Companies everywhere are deepening their commitment to digital advertising in order to micro target their ideal, actionable consumer. Internet advertising revenues in the United States totaled $11.7 billion in the second quarter of 2014 alone, a steady increase of 2.3% from Q1 2014 and a 13.8% increase from Q2 2013. Year to date revenue through June 2014 totaled $23.1 billion, up 15.1% from 2013. Mobile is also continuing to rise, to capitalize on the digital-centric consumer.

However, despite these trends in digital, mobile, and social, print advertising remains a consistent winner in the overall media mix. Print revenues are expected to run flat or decline over the next few years, but this increase in digital advertising will actually help keep print advertising competitive. Print advertising continues to attract the bulk of ad revenue for newspapers and magazines, even though sales are declining.

One such reason for print holding the line is that print publications have more predictable and loyal readership. They are able to stay in circulation for a longer period of time and target local customers. While CPMs for digital ads make them more affordable than traditional print media, they also have more competition as they rotate with each page view and without proper targeting, may be reaching the wrong consumer.

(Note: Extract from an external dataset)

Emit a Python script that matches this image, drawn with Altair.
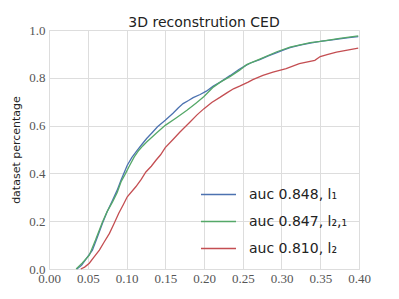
import altair as alt
import pandas as pd

blue_x = [0.036,0.042,0.047,0.056,0.062,0.069,0.075,0.082,0.088,0.093,0.101,0.107,0.114,0.120,0.126,0.133,0.140,0.150,0.160,0.167,0.173,0.180,0.186,0.195,0.203,0.212,0.221,0.234,0.245,0.253,0.260,0.272,0.283,0.294,0.303,0.311,0.324,0.337,0.350,0.363,0.375,0.387,0.399]
blue_y = [0.0,0.015,0.038,0.079,0.13,0.191,0.24,0.288,0.33,0.372,0.434,0.467,0.497,0.522,0.546,0.57,0.595,0.622,0.652,0.675,0.692,0.705,0.717,0.73,0.744,0.765,0.782,0.81,0.835,0.85,0.862,0.876,0.892,0.905,0.917,0.926,0.937,0.945,0.952,0.958,0.963,0.968,0.972]

green_x = [0.035,0.043,0.052,0.060,0.069,0.075,0.082,0.088,0.093,0.098,0.103,0.110,0.116,0.121,0.126,0.138,0.150,0.164,0.178,0.190,0.200,0.212,0.221,0.234,0.246,0.255,0.272,0.294,0.311,0.324,0.337,0.350,0.363,0.375,0.387,0.399]
green_y = [0.0,0.025,0.058,0.121,0.197,0.24,0.281,0.32,0.365,0.395,0.427,0.469,0.497,0.515,0.531,0.567,0.601,0.632,0.664,0.695,0.722,0.761,0.782,0.806,0.832,0.855,0.878,0.909,0.928,0.938,0.947,0.952,0.959,0.965,0.970,0.975]

red_x = [0.041,0.046,0.052,0.058,0.065,0.071,0.078,0.084,0.090,0.096,0.101,0.112,0.119,0.125,0.132,0.138,0.144,0.150,0.160,0.169,0.182,0.191,0.200,0.210,0.221,0.230,0.238,0.246,0.257,0.263,0.276,0.289,0.306,0.323,0.343,0.350,0.360,0.371,0.385,0.399]
red_y = [0.0,0.008,0.024,0.05,0.079,0.112,0.149,0.19,0.233,0.27,0.302,0.344,0.375,0.406,0.43,0.455,0.478,0.508,0.542,0.573,0.615,0.645,0.671,0.697,0.719,0.738,0.754,0.765,0.782,0.792,0.81,0.824,0.838,0.859,0.873,0.889,0.898,0.907,0.916,0.924]

series_names = ["auc 0.848, l\u2081", "auc 0.847, l\u2082,\u2081", "auc 0.810, l\u2082"]
series_colors = ["#4c72b0", "#55a868", "#c44e52"]
x_ticks = [0.0, 0.05, 0.10, 0.15, 0.20, 0.25, 0.30, 0.35, 0.40]
y_ticks = [0.0, 0.2, 0.4, 0.6, 0.8, 1.0]

rows = []
for name, xs, ys in zip(series_names, [blue_x, green_x, red_x], [blue_y, green_y, red_y]):
    for i, (a, b) in enumerate(zip(xs, ys)):
        rows.append({"series": name, "x": a, "y": b, "order": i})
df = pd.DataFrame(rows)

chart = alt.Chart(df).mark_line(strokeWidth=1.3).encode(
    x=alt.X("x:Q", scale=alt.Scale(domain=[0, 0.4], nice=False),
            axis=alt.Axis(values=x_ticks, format=".2f", title="normalized mesh distance",
                          grid=True, ticks=False, domain=False, labelPadding=3,
                          labelFlush=False, labelOverlap=False,
                          labelFont="Liberation Serif", labelFontSize=13, labelColor="#555555",
                          titleFont="DejaVu Sans", titleFontSize=11, titleFontWeight="normal",
                          titleColor="#222222", titlePadding=3)),
    y=alt.Y("y:Q", scale=alt.Scale(domain=[0, 1], nice=False),
            axis=alt.Axis(values=y_ticks, format=".1f", title="dataset percentage",
                          grid=True, ticks=False, domain=False, labelPadding=4,
                          labelFlush=False, labelOverlap=False,
                          labelFont="Liberation Serif", labelFontSize=13, labelColor="#555555",
                          titleFont="DejaVu Sans", titleFontSize=11, titleFontWeight="normal",
                          titleColor="#222222", titlePadding=7)),
    color=alt.Color("series:N", sort=series_names,
                    scale=alt.Scale(domain=series_names, range=series_colors),
                    legend=alt.Legend(title=None, orient="none", legendX=151, legendY=146,
                                      symbolType="stroke", symbolSize=1225, symbolStrokeWidth=1.6,
                                      labelFont="DejaVu Sans", labelFontSize=14, labelColor="#222222",
                                      rowPadding=1, labelOffset=12)),
    order="order:Q",
).properties(
    width=310, height=239,
    title=alt.TitleParams("3D reconstrution CED", font="DejaVu Sans", fontSize=14,
                          fontWeight="normal", color="#222222", offset=-6),
    autosize=alt.AutoSizeParams(type="none"),
    padding={"left": 41, "top": 22, "right": 30, "bottom": 20},
).configure_view(
    stroke="#d0d0d0", strokeWidth=1
).configure_axis(
    gridColor="#dcdcdc", gridWidth=1
).configure(background="white")

chart.save("out.html", embed_options={"renderer": "svg", "actions": False})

The opt-in nature of print readership decreases the risk of presenting your ads to the wrong audience. Print readers affection for the physical product has not waned, meaning we should expect more innovative solutions to attracting print consumers in the future, to compete with digital growth.

Print alone cannot grow in its current model. One way newspapers in particular are harnessing the growth of digital is through digital subscription models, or charging for content. Digital circulation revenue is forecasted to reach $493MM this year, a 27% increase from 2013. Although print advertising losses continue to exceed digital ad gains, paid subscription models are lessening the blow.

Publishers that are capitalizing on this “bundling” model are able to offset any print losses by adding targeted digital content to their mix. Paid digital circulation indicates audience strength and brand loyalty with these historic print publications. The types of models in the marketplace currently are paid online subscriptions, single copy sales on e-readers, and e-replica editions (full reproductions of the print product).

Wins in print also vary by industry. There has been steady growth among high-end lifestyle magazines like Conde Nast’s Vogue and Glamour, and Hearst’s Cosmopolitan and Esquire, but ad revenue for news pubs was down 18% with The Economist and The Week reporting 20%+ losses.

As digital continues to grow, print’s adoption of digital subscription models and engaging their core audience base are ways to sustain and actually grow their readership. Print advertising remains effective by engaging a captive, older audience with higher incomes. The majority of digital users fall in the 18-49 age brackets. Both are highly valuable consumer segments that respond to advertising differently, thereby forcing publishers to reexamine the most effective ways to communicate to their audience. Print and digital advertising success is not mutually exclusive. The opposite is actually true: they need take cues from each other in order to grow their market share.